HARPSWELL

After a nine-year run, there will be no Harpswell Festival this year.

The Harpswell Festival Committee announced online recently that the festival will no longer take place, and that the festival committee “is sorry to disappoint all the wonderful folks who supported the event through the years — visitors, donors and volunteers.”

The festival, held at Mitchell Field, has included fair food, a parade, displays, a touch tank by Fishing Families of Harpswell, lots of crafters, live music and fireworks, Allen said. The event drew as many as 4,500 people and well over 2,000 even in bad weather.

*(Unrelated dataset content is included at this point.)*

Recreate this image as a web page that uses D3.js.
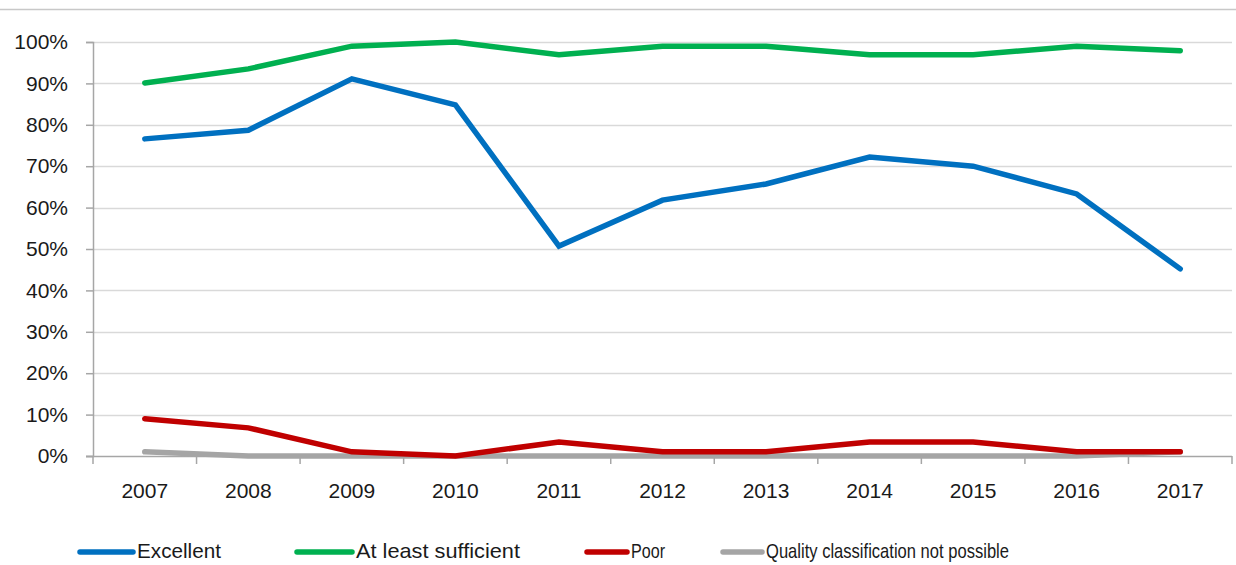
<!DOCTYPE html>
<html>
<head>
<meta charset="utf-8">
<script src="https://cdn.jsdelivr.net/npm/d3@7"></script>
<style>
  body { margin: 0; background: #fff; }
  svg { display: block; font-family: "Liberation Sans", Arial, sans-serif; }
</style>
</head>
<body>
<script>
// data
const years = ["2007", "2008", "2009", "2010", "2011", "2012", "2013", "2014", "2015", "2016", "2017"];
const excellent = [76.6, 78.7, 91.1, 84.8, 50.7, 61.8, 65.7, 72.2, 70.0, 63.3, 45.2];
const sufficient = [90.1, 93.5, 99.0, 100, 96.9, 99.0, 99.0, 96.9, 96.9, 99.0, 97.9];
const poor = [9.0, 6.8, 1.0, 0, 3.4, 1.0, 1.0, 3.4, 3.4, 1.0, 1.0];
const notPossible = [1.0, 0, 0, 0, 0, 0, 0, 0, 0, 0, 1.0];
const seriesNames = ["Excellent", "At least sufficient", "Poor", "Quality classification not possible"];
const seriesColors = ["#0070c0", "#00b050", "#c00000", "#a5a5a5"];
const yTicks = [0, 10, 20, 30, 40, 50, 60, 70, 80, 90, 100];

const series = [excellent, sufficient, poor, notPossible].map((values, i) => ({
  name: seriesNames[i], values: values, color: seriesColors[i]
}));

const width = 1236, height = 565;
const margin = { left: 93, right: 4, top: 42, bottom: 109 };

const svg = d3.select("body").append("svg")
  .attr("width", width)
  .attr("height", height);

// thin frame line at top (the chart is cropped there)
svg.append("line")
  .attr("x1", 0).attr("x2", width)
  .attr("y1", 9.5).attr("y2", 9.5)
  .attr("stroke", "#c8c8c8").attr("stroke-width", 1.5);

const x = d3.scaleBand()
  .domain(years)
  .range([margin.left, width - margin.right]);

const y = d3.scaleLinear()
  .domain([0, 100])
  .range([height - margin.bottom, margin.top]);

// gridlines
svg.append("g")
  .selectAll("line")
  .data(yTicks.filter(d => d > 0))
  .join("line")
  .attr("x1", margin.left).attr("x2", width - margin.right)
  .attr("y1", d => Math.round(y(d)) + 0.5).attr("y2", d => Math.round(y(d)) + 0.5)
  .attr("stroke", "#d9d9d9").attr("stroke-width", 1.5);

// y axis
const yAxis = svg.append("g")
  .attr("transform", `translate(${margin.left},0)`)
  .call(d3.axisLeft(y).tickValues(yTicks).tickFormat(d => d + "%").tickSize(7).tickPadding(18));
yAxis.select(".domain").attr("stroke", "#a6a6a6").attr("stroke-width", 1.5);
yAxis.selectAll(".tick line").attr("stroke", "#a6a6a6").attr("stroke-width", 1.5);
yAxis.selectAll(".tick text").attr("font-size", 21).attr("fill", "#1a1a1a")
  .attr("font-family", "Liberation Sans, Arial, sans-serif");

// x axis
const xAxis = svg.append("g")
  .attr("transform", `translate(0,${Math.round(y(0)) + 0.5})`)
  .call(d3.axisBottom(x).tickSize(0).tickPadding(27));
xAxis.select(".domain").attr("stroke", "#a6a6a6").attr("stroke-width", 1.5)
  .attr("d", `M${margin.left - 7},0H${width - margin.right}`);
xAxis.selectAll(".tick text").attr("font-size", 21).attr("fill", "#1a1a1a")
  .attr("font-family", "Liberation Sans, Arial, sans-serif");

// x tick marks at category boundaries
svg.append("g")
  .selectAll("line")
  .data(d3.range(years.length + 1))
  .join("line")
  .attr("x1", i => margin.left + i * x.step())
  .attr("x2", i => margin.left + i * x.step())
  .attr("y1", y(0)).attr("y2", y(0) + 8)
  .attr("stroke", "#a6a6a6").attr("stroke-width", 1.5);

// lines
const line = d3.line()
  .x((d, i) => x(years[i]) + x.bandwidth() / 2)
  .y(d => y(d));

svg.append("g")
  .selectAll("path")
  .data(series.slice().reverse())
  .join("path")
  .attr("d", d => line(d.values))
  .attr("fill", "none")
  .attr("stroke", d => d.color)
  .attr("stroke-width", 5.5)
  .attr("stroke-linecap", "round")
  .attr("stroke-linejoin", "miter");

// legend (Excel-style, line swatch then label)
const legendPos = [
  { lx: 80, lw: 53, tw: 84 },
  { lx: 297, lw: 55, tw: 164 },
  { lx: 587, lw: 40, tw: 34 },
  { lx: 723, lw: 39, tw: 243 }
];

const item = svg.append("g")
  .selectAll("g")
  .data(series)
  .join("g");

item.append("line")
  .attr("x1", (d, i) => legendPos[i].lx)
  .attr("x2", (d, i) => legendPos[i].lx + legendPos[i].lw)
  .attr("y1", 552).attr("y2", 552)
  .attr("stroke", d => d.color)
  .attr("stroke-width", 5.5)
  .attr("stroke-linecap", "round");

item.append("text")
  .attr("x", (d, i) => legendPos[i].lx + legendPos[i].lw + 4)
  .attr("y", 558)
  .attr("font-size", 21)
  .attr("textLength", (d, i) => legendPos[i].tw)
  .attr("lengthAdjust", "spacingAndGlyphs")
  .attr("fill", "#1a1a1a")
  .text(d => d.name);
</script>
</body>
</html>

The halt came about because over the years, the Harpswell Festival Committee has suffered attrition in some key positions, “and we didn’t have new people stepping up to fill those positions, and it was getting to the point where it was asking the same people to do it again and again,” Harpswell Festival Executive Director Tom Allen said.

“When we began,” Allen said, “we probably had 30 people working on this project. That was part of the fun.” But over the years the committee dwindled to 12 and then to eight people last year who were doing everything as volunteers.

“And it wasn’t even so much that we were complaining about being overworked, it just wan’t as much fun,” Allen said.

The first festival was held the summer of 2004 after two energy companies proposed building a liquefied-natural-gas terminal at George J. Mitchell Field, the site of a former U.S. Navy fuel depot. Residents voted March 9, 2004 against leasing the property to the companies.

Following the divisive issue, Allen said a group of people emerged who said “we need to do something fun and lighten the mood.”